- [TASK PROMPT]:
All the data below goes into the copy word for word, but the pictures don't.
● ● ● ●
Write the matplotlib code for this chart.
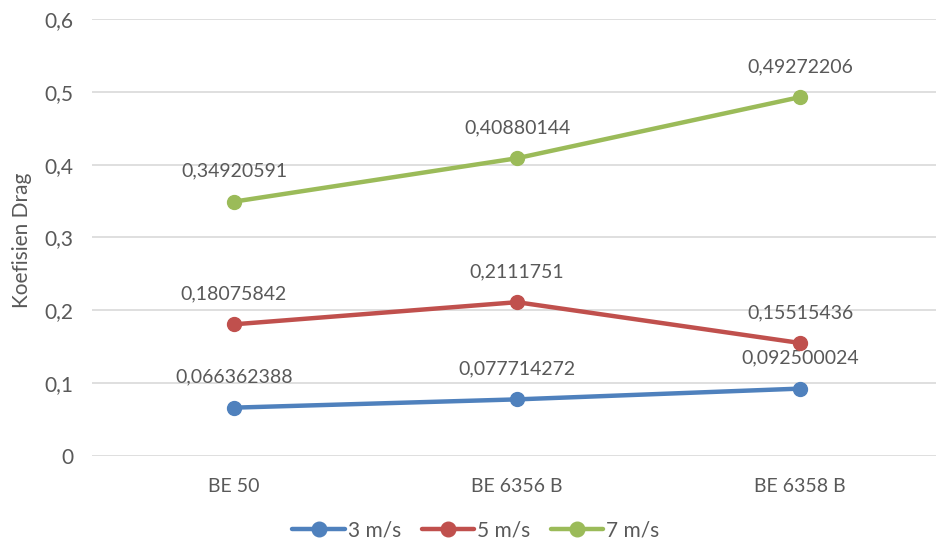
import matplotlib.pyplot as plt

plt.rcParams['font.family'] = ['Lato', 'DejaVu Sans']

# data
categories = ['BE 50', 'BE 6356 B', 'BE 6358 B']
v3 = [0.066362388, 0.077714272, 0.092500024]
v5 = [0.18075842, 0.2111751, 0.15515436]
v7 = [0.34920591, 0.40880144, 0.49272206]
series_names = ['3 m/s', '5 m/s', '7 m/s']
colors = ['#4F81BD', '#C0504D', '#9BBB59']
yticks = [0, 0.1, 0.2, 0.3, 0.4, 0.5, 0.6]
ytick_labels = ['0', '0,1', '0,2', '0,3', '0,4', '0,5', '0,6']

text_color = '#595959'
fs = 14

fig = plt.figure(figsize=(9.37, 5.47), dpi=100)
ax = fig.add_axes([0.0987, 0.1664, 1 - 0.0987, 0.7989])

x = list(range(len(categories)))
for vals, name, c in zip([v3, v5, v7], series_names, colors):
    ax.plot(x, vals, color=c, lw=3.2, marker='o', ms=10, label=name,
            solid_capstyle='round', zorder=3)
    for xi, v in zip(x, vals):
        txt = f'{v:.9g}'.replace('.', ',')
        ax.annotate(txt, (xi, v), xytext=(0, 22), textcoords='offset points',
                    ha='center', va='center', fontsize=fs, color=text_color)

ax.set_xlim(-0.5, 2.484)
ax.set_ylim(0, 0.6)
ax.set_xticks(x)
ax.set_xticklabels(categories)
ax.set_yticks(yticks)
ax.set_yticklabels(ytick_labels)
ax.tick_params(axis='both', length=0, labelsize=fs, colors=text_color)
ax.tick_params(axis='y', pad=14, labelsize=15)
ax.tick_params(axis='x', pad=16)
ax.grid(axis='y', color='#d9d9d9', lw=1.2)
ax.set_axisbelow(True)
for s in ax.spines.values():
    s.set_visible(False)

fig.text(0.024, 0.56, 'Koefisien Drag', rotation=90, ha='center', va='center',
         fontsize=15, color=text_color)

fig.legend(loc='center', bbox_to_anchor=(0.508, 0.03), ncol=3, frameon=False,
           fontsize=15, labelcolor=text_color, handlelength=2.5,
           handletextpad=0.15, columnspacing=1.0, markerscale=1.05)

fig.savefig('out.png', dpi=100)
● ● ● ●
- [FINAL RESULT]:
Write the matplotlib code for this chart.
import matplotlib.pyplot as plt

plt.rcParams['font.family'] = ['Lato', 'DejaVu Sans']

# data
categories = ['BE 50', 'BE 6356 B', 'BE 6358 B']
v3 = [0.066362388, 0.077714272, 0.092500024]
v5 = [0.18075842, 0.2111751, 0.15515436]
v7 = [0.34920591, 0.40880144, 0.49272206]
series_names = ['3 m/s', '5 m/s', '7 m/s']
colors = ['#4F81BD', '#C0504D', '#9BBB59']
yticks = [0, 0.1, 0.2, 0.3, 0.4, 0.5, 0.6]
ytick_labels = ['0', '0,1', '0,2', '0,3', '0,4', '0,5', '0,6']

text_color = '#595959'
fs = 14

fig = plt.figure(figsize=(9.37, 5.47), dpi=100)
ax = fig.add_axes([0.0987, 0.1664, 1 - 0.0987, 0.7989])

x = list(range(len(categories)))
for vals, name, c in zip([v3, v5, v7], series_names, colors):
    ax.plot(x, vals, color=c, lw=3.2, marker='o', ms=10, label=name,
            solid_capstyle='round', zorder=3)
    for xi, v in zip(x, vals):
        txt = f'{v:.9g}'.replace('.', ',')
        ax.annotate(txt, (xi, v), xytext=(0, 22), textcoords='offset points',
                    ha='center', va='center', fontsize=fs, color=text_color)

ax.set_xlim(-0.5, 2.484)
ax.set_ylim(0, 0.6)
ax.set_xticks(x)
ax.set_xticklabels(categories)
ax.set_yticks(yticks)
ax.set_yticklabels(ytick_labels)
ax.tick_params(axis='both', length=0, labelsize=fs, colors=text_color)
ax.tick_params(axis='y', pad=14, labelsize=15)
ax.tick_params(axis='x', pad=16)
ax.grid(axis='y', color='#d9d9d9', lw=1.2)
ax.set_axisbelow(True)
for s in ax.spines.values():
    s.set_visible(False)

fig.text(0.024, 0.56, 'Koefisien Drag', rotation=90, ha='center', va='center',
         fontsize=15, color=text_color)

fig.legend(loc='center', bbox_to_anchor=(0.508, 0.03), ncol=3, frameon=False,
           fontsize=15, labelcolor=text_color, handlelength=2.5,
           handletextpad=0.15, columnspacing=1.0, markerscale=1.05)

fig.savefig('out.png', dpi=100)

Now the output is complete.